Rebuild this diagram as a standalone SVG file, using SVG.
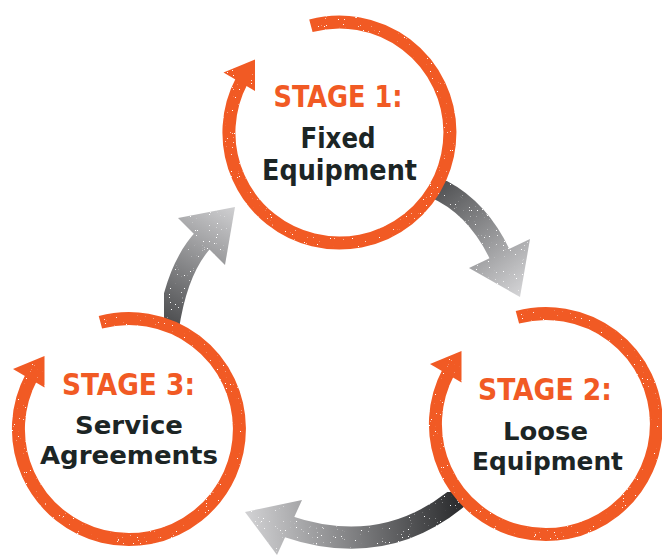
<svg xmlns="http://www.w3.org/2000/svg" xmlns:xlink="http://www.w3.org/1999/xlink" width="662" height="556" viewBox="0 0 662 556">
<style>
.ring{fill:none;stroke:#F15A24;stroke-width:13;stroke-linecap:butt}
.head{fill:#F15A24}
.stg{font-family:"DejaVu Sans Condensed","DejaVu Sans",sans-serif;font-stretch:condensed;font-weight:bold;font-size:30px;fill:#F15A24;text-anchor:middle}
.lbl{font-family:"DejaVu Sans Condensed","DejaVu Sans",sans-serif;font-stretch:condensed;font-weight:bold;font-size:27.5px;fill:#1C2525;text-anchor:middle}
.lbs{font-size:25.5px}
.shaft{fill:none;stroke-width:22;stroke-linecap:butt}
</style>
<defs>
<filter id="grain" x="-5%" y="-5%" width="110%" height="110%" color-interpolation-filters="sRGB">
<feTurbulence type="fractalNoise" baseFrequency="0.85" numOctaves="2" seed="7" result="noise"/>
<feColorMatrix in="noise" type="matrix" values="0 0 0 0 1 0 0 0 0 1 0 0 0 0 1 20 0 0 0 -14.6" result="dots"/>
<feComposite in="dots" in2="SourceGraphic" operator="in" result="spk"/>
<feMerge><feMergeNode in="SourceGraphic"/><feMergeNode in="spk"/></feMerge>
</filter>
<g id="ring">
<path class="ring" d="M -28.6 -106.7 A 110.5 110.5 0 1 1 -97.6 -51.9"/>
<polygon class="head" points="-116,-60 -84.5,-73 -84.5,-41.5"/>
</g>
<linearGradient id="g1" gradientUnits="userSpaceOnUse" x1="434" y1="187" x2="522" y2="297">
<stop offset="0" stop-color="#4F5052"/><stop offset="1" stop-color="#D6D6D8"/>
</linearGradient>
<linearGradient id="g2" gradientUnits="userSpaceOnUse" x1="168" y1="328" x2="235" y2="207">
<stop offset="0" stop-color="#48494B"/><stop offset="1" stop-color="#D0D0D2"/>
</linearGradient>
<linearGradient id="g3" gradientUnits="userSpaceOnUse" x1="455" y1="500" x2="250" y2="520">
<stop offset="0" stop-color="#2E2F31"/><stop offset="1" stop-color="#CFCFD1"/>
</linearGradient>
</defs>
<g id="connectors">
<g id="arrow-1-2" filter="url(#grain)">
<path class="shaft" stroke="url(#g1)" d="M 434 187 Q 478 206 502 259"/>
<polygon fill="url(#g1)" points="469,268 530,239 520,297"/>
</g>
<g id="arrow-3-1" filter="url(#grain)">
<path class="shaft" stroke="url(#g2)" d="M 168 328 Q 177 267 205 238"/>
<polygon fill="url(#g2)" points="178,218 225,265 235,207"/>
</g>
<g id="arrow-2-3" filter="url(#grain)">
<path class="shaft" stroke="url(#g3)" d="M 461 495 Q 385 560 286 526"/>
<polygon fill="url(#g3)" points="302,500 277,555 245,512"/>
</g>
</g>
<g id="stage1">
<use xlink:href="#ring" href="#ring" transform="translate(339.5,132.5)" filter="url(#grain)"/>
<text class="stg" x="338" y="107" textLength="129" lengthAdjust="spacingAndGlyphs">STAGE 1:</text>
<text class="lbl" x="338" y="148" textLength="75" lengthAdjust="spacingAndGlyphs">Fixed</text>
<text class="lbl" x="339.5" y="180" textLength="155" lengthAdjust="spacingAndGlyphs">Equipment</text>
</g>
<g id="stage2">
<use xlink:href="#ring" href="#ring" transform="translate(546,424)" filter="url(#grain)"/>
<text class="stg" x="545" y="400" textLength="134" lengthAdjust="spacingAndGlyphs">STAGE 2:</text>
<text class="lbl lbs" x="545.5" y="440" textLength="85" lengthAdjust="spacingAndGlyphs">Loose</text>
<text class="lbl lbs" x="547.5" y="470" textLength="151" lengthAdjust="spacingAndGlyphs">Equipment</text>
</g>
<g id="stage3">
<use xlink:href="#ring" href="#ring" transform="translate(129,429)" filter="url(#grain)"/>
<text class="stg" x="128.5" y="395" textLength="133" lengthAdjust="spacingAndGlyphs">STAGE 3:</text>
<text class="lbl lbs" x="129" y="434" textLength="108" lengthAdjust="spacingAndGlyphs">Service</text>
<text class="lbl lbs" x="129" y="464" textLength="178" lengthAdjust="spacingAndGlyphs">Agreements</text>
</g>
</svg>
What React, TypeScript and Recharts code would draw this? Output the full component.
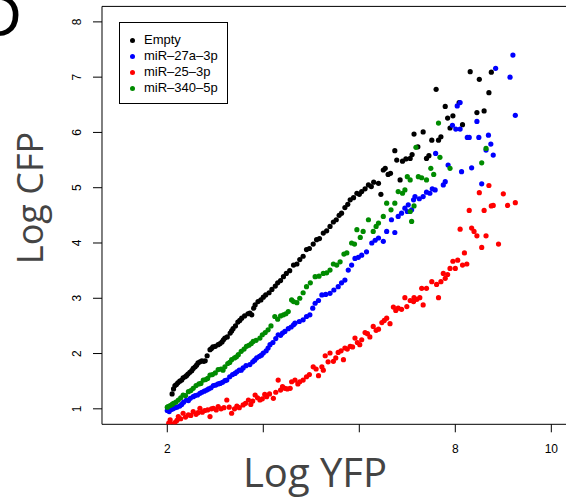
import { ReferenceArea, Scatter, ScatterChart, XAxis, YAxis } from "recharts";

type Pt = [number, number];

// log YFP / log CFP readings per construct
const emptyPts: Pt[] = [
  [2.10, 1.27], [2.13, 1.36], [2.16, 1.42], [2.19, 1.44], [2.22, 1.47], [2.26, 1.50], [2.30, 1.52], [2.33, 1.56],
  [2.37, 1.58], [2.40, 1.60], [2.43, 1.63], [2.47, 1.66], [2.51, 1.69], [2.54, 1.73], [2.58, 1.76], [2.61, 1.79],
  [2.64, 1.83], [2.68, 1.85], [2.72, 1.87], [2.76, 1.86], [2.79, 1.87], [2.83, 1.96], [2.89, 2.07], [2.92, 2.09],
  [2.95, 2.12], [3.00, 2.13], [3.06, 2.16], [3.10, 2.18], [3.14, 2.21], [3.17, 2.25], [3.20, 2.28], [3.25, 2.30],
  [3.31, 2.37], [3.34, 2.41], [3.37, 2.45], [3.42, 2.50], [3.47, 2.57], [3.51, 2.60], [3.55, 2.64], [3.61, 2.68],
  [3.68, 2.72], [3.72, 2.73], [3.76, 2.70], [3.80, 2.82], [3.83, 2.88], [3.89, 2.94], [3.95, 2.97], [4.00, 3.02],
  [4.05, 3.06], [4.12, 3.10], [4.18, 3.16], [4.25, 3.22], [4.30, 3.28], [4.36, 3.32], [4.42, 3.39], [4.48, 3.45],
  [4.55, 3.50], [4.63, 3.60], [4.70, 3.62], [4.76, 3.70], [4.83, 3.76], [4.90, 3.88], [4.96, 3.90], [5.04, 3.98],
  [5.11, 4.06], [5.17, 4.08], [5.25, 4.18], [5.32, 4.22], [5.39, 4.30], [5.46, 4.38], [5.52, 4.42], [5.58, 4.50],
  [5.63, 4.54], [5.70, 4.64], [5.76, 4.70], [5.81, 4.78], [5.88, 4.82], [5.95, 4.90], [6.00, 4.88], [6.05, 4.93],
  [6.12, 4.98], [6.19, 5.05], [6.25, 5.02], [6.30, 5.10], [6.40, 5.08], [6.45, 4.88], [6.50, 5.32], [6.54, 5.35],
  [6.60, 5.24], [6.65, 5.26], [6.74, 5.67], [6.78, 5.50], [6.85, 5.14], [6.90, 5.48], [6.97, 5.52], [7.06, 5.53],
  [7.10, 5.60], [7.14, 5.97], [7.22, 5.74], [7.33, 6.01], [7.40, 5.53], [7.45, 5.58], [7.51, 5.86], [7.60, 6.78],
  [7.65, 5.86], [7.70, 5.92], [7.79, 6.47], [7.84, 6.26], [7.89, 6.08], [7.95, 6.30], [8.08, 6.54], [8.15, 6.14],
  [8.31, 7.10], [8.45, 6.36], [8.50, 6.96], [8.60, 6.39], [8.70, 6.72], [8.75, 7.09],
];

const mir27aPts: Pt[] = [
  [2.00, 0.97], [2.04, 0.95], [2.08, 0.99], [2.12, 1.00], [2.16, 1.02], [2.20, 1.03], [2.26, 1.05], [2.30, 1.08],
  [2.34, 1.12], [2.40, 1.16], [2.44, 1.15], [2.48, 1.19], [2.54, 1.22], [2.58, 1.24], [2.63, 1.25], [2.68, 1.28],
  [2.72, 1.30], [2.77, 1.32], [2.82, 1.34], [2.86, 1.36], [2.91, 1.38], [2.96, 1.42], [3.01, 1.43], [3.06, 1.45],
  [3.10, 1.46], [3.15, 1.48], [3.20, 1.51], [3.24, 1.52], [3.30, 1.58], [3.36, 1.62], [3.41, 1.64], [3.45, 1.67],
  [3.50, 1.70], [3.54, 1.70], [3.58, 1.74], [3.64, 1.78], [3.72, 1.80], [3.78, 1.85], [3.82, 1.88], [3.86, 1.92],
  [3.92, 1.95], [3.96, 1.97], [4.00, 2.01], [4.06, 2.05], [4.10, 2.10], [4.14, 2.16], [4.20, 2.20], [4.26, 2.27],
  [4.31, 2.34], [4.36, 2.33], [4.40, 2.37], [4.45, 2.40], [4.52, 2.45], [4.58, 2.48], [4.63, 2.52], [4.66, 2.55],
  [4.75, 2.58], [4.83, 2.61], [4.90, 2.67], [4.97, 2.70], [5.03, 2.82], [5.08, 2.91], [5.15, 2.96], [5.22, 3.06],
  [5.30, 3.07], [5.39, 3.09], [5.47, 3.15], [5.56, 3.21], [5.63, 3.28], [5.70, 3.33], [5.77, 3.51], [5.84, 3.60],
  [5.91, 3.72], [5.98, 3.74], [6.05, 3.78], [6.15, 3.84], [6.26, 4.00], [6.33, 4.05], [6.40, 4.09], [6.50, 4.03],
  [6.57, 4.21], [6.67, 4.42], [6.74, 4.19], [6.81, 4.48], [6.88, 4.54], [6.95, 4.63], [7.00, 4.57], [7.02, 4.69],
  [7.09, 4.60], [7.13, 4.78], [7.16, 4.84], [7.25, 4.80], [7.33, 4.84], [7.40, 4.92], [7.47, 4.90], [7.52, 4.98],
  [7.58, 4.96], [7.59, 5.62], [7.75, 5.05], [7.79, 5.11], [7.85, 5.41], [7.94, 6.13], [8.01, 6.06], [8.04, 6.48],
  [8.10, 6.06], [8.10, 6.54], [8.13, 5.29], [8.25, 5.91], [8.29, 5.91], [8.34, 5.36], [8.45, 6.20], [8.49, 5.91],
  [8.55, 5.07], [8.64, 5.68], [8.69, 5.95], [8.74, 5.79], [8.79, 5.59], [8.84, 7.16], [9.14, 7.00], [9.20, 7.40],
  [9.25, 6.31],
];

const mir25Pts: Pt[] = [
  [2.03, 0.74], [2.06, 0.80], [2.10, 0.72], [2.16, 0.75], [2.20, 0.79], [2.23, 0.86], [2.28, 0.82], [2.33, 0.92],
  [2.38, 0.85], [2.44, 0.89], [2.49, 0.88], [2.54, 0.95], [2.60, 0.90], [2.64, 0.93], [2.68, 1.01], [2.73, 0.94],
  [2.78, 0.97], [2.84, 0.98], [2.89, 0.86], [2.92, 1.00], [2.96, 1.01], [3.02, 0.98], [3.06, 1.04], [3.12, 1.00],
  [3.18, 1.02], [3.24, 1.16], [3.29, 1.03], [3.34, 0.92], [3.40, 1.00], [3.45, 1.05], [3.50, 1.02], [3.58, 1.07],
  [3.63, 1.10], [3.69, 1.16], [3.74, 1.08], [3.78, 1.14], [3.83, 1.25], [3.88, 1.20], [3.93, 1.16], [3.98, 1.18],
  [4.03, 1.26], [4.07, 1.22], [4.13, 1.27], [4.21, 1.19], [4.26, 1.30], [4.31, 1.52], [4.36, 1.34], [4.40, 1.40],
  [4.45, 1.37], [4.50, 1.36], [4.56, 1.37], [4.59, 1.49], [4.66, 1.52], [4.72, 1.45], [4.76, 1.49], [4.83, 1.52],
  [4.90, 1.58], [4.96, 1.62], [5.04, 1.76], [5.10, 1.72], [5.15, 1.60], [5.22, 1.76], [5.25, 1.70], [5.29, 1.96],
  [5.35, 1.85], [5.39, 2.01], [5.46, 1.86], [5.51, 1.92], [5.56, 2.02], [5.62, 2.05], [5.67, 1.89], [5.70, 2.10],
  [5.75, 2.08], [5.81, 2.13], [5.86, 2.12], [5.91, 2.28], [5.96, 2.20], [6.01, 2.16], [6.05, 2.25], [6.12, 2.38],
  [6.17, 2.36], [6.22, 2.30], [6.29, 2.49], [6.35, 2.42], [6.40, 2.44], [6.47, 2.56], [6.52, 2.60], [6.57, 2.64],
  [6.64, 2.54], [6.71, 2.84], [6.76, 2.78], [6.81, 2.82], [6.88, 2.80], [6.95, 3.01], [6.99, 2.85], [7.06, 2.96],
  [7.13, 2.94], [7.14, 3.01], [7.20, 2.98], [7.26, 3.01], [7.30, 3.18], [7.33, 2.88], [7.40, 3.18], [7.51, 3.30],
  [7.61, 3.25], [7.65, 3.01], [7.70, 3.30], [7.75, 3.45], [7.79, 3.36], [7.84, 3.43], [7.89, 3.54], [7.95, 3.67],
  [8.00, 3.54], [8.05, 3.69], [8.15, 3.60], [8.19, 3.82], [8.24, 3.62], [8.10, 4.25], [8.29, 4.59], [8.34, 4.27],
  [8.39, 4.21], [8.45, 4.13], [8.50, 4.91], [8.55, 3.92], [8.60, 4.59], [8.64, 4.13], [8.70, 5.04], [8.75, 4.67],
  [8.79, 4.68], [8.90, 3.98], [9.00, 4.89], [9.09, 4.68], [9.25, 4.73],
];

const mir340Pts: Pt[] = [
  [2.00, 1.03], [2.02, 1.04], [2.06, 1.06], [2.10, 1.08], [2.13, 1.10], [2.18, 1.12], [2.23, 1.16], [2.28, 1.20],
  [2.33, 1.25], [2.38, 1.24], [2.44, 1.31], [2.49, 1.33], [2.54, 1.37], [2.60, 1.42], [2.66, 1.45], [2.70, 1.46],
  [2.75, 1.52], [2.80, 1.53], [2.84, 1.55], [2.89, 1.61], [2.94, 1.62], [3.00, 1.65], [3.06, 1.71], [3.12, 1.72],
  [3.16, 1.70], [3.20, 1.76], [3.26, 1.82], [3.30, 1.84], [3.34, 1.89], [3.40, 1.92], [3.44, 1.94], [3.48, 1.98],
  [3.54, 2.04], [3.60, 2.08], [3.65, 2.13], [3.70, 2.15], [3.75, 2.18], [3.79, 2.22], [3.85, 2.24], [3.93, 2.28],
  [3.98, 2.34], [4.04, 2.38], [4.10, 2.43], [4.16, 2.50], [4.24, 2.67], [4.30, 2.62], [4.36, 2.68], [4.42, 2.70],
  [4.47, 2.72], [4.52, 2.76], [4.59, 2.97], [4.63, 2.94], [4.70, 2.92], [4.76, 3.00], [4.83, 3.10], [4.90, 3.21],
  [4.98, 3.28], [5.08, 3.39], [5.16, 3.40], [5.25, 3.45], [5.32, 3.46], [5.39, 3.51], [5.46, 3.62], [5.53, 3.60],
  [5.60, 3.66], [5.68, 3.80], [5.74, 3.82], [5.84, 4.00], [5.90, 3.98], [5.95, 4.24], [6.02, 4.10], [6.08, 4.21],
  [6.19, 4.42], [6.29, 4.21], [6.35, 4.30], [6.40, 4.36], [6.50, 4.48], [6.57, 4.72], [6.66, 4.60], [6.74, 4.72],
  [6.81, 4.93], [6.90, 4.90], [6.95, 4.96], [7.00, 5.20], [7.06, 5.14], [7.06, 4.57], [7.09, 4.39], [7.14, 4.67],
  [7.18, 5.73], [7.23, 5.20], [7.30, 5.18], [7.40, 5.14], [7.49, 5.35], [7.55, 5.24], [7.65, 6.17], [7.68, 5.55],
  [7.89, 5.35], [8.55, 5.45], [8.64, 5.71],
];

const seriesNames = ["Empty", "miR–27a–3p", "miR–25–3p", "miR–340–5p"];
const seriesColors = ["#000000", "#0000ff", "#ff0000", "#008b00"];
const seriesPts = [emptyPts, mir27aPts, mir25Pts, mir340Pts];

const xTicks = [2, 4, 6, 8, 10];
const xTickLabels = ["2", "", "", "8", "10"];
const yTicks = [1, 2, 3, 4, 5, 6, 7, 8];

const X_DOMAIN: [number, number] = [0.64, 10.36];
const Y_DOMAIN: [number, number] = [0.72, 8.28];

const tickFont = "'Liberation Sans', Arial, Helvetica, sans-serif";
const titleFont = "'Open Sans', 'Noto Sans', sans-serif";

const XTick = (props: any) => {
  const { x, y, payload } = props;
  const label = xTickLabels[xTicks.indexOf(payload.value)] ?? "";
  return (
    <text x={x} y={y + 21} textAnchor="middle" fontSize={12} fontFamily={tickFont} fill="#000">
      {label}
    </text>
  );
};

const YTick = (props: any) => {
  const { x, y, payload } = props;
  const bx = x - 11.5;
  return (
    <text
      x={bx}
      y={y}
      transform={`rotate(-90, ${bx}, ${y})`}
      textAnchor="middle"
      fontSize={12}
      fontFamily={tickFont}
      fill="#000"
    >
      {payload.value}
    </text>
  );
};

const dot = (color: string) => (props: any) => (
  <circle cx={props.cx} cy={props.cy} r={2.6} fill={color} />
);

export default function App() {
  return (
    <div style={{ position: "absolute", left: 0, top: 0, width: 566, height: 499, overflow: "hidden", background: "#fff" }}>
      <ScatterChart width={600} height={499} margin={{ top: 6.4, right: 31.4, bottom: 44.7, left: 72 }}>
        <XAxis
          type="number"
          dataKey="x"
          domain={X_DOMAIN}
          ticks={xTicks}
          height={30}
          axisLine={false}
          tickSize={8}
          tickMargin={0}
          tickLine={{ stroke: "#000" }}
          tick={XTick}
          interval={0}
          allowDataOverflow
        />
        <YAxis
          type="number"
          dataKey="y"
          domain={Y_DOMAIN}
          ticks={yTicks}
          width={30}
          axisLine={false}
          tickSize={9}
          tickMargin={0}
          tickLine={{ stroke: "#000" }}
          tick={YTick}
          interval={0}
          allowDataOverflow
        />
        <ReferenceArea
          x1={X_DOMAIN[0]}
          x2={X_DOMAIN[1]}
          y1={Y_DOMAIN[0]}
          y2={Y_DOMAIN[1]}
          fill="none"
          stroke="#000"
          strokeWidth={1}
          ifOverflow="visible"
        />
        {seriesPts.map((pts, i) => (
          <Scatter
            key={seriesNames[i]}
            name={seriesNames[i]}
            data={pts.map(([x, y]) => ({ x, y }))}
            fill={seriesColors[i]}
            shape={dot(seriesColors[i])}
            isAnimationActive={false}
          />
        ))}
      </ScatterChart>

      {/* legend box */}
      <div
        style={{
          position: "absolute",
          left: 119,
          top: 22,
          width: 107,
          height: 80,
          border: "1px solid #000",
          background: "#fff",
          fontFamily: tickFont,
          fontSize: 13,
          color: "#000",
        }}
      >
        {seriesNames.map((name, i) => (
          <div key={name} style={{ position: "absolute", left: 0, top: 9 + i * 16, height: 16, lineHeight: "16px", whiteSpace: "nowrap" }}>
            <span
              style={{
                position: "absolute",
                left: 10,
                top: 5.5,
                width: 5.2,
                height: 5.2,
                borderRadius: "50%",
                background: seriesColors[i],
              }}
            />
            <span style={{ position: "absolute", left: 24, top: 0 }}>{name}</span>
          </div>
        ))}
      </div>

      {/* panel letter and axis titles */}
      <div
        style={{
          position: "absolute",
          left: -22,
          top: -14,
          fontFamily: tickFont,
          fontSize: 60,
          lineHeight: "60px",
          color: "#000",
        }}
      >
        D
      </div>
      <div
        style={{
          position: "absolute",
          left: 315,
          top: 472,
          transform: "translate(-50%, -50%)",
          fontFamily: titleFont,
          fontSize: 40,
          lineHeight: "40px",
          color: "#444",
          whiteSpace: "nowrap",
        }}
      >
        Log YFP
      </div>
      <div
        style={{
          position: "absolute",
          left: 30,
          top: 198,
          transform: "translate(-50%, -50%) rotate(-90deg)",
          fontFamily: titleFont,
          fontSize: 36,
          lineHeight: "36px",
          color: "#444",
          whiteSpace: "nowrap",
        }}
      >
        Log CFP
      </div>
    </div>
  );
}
------------------------------------------------
▶ **Set task**: Copy exactly the stretch of lines from the one containing "What React, TypeScript" through the one containing "type Pt = [number, number];", both included. Leave out any pictures.

▶ **The completed task**:
What React, TypeScript and Recharts code would draw this? Output the full component.
import { ReferenceArea, Scatter, ScatterChart, XAxis, YAxis } from "recharts";

type Pt = [number, number];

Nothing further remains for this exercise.